- _Exercise prompt_:
Give back every line exactly as it appears, pictures excluded.

- _Data segment_:
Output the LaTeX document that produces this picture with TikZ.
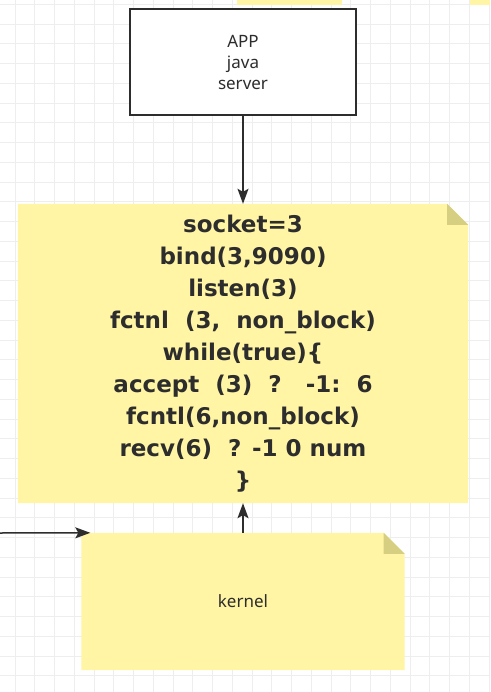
\documentclass[tikz,border=0pt]{standalone}
\usepackage{fontspec}
\setmainfont{Noto Sans}
\newfontfamily\codefont{DejaVu Sans}
\usetikzlibrary{arrows.meta}
\usetikzlibrary{backgrounds}
\definecolor{notefill}{RGB}{255,245,165}
\definecolor{notefold}{RGB}{214,206,128}
\definecolor{gridgrey}{RGB}{238,238,238}
\definecolor{inkgrey}{RGB}{45,45,45}
% paper with a folded top right corner, behind a named node
\newcommand\notepaper[2]{%
\fill[notefill] (#1.south west) -- (#1.north west) -- ([xshift=-#2]#1.north east) -- ([yshift=-#2]#1.north east) -- (#1.south east) -- cycle;
\fill[notefold] ([xshift=-#2]#1.north east) -- ([xshift=-#2,yshift=-#2]#1.north east) -- ([yshift=-#2]#1.north east) -- cycle;}
\tikzset{link/.style={->,draw=inkgrey,line width=1.5pt}}

\begin{document}
\begin{tikzpicture}[x=1pt,y=-1pt,>={Stealth[length=15pt,width=11pt,inset=3pt]}]
\useasboundingbox (0,0) rectangle (490,692);
\node (APP) [rectangle,draw=inkgrey,line width=1.6pt,fill=white,minimum width=226pt,minimum height=106pt,align=center,text=inkgrey,font=\fontsize{17}{21}\selectfont] at (243,62) {APP\\java\\server};
\node (SOCK) [rectangle,minimum width=450pt,minimum height=299pt,align=center,text=inkgrey,font=\codefont\bfseries\fontsize{23}{32}\selectfont] at (243,353.5) {socket=3\\bind(3,9090)\\listen(3)\\fctnl\ \ (3,\ \ non\_block)\\while(true)\{\\accept\ \ (3)\ \ ?\ \ \ -1:\ \ 6\\fcntl(6,non\_block)\\recv(6)\ \ ? -1 0 num\\\}};
\node (KERN) [rectangle,minimum width=323pt,minimum height=137pt,text=inkgrey,font=\fontsize{17}{21}\selectfont] at (243,601.5) {kernel};
\coordinate (LEFT) at (0,533);
\draw [link] (APP.south) -- (SOCK.north);
\draw [link] (KERN.north) -- (SOCK.south);
\draw [link] (LEFT) -- ([xshift=9pt]KERN.north west);
\begin{scope}[on background layer]
\foreach \x in {15,34.75,...,490} \draw[gridgrey,line width=0.7pt] (\x,0) -- (\x,692);
\foreach \y in {4.25,24,...,692} \draw[gridgrey,line width=0.7pt] (0,\y) -- (490,\y);
\fill[notefill] (237,0) rectangle (342,5);
\fill[notefill] (470,0) rectangle (490,5);
\notepaper{SOCK}{21pt}
\notepaper{KERN}{21pt}
\end{scope}
\end{tikzpicture}
\end{document}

- _Task solution_:
Output the LaTeX document that produces this picture with TikZ.
\documentclass[tikz,border=0pt]{standalone}
\usepackage{fontspec}
\setmainfont{Noto Sans}
\newfontfamily\codefont{DejaVu Sans}
\usetikzlibrary{arrows.meta}
\usetikzlibrary{backgrounds}
\definecolor{notefill}{RGB}{255,245,165}
\definecolor{notefold}{RGB}{214,206,128}
\definecolor{gridgrey}{RGB}{238,238,238}
\definecolor{inkgrey}{RGB}{45,45,45}
% paper with a folded top right corner, behind a named node
\newcommand\notepaper[2]{%
\fill[notefill] (#1.south west) -- (#1.north west) -- ([xshift=-#2]#1.north east) -- ([yshift=-#2]#1.north east) -- (#1.south east) -- cycle;
\fill[notefold] ([xshift=-#2]#1.north east) -- ([xshift=-#2,yshift=-#2]#1.north east) -- ([yshift=-#2]#1.north east) -- cycle;}
\tikzset{link/.style={->,draw=inkgrey,line width=1.5pt}}

\begin{document}
\begin{tikzpicture}[x=1pt,y=-1pt,>={Stealth[length=15pt,width=11pt,inset=3pt]}]
\useasboundingbox (0,0) rectangle (490,692);
\node (APP) [rectangle,draw=inkgrey,line width=1.6pt,fill=white,minimum width=226pt,minimum height=106pt,align=center,text=inkgrey,font=\fontsize{17}{21}\selectfont] at (243,62) {APP\\java\\server};
\node (SOCK) [rectangle,minimum width=450pt,minimum height=299pt,align=center,text=inkgrey,font=\codefont\bfseries\fontsize{23}{32}\selectfont] at (243,353.5) {socket=3\\bind(3,9090)\\listen(3)\\fctnl\ \ (3,\ \ non\_block)\\while(true)\{\\accept\ \ (3)\ \ ?\ \ \ -1:\ \ 6\\fcntl(6,non\_block)\\recv(6)\ \ ? -1 0 num\\\}};
\node (KERN) [rectangle,minimum width=323pt,minimum height=137pt,text=inkgrey,font=\fontsize{17}{21}\selectfont] at (243,601.5) {kernel};
\coordinate (LEFT) at (0,533);
\draw [link] (APP.south) -- (SOCK.north);
\draw [link] (KERN.north) -- (SOCK.south);
\draw [link] (LEFT) -- ([xshift=9pt]KERN.north west);
\begin{scope}[on background layer]
\foreach \x in {15,34.75,...,490} \draw[gridgrey,line width=0.7pt] (\x,0) -- (\x,692);
\foreach \y in {4.25,24,...,692} \draw[gridgrey,line width=0.7pt] (0,\y) -- (490,\y);
\fill[notefill] (237,0) rectangle (342,5);
\fill[notefill] (470,0) rectangle (490,5);
\notepaper{SOCK}{21pt}
\notepaper{KERN}{21pt}
\end{scope}
\end{tikzpicture}
\end{document}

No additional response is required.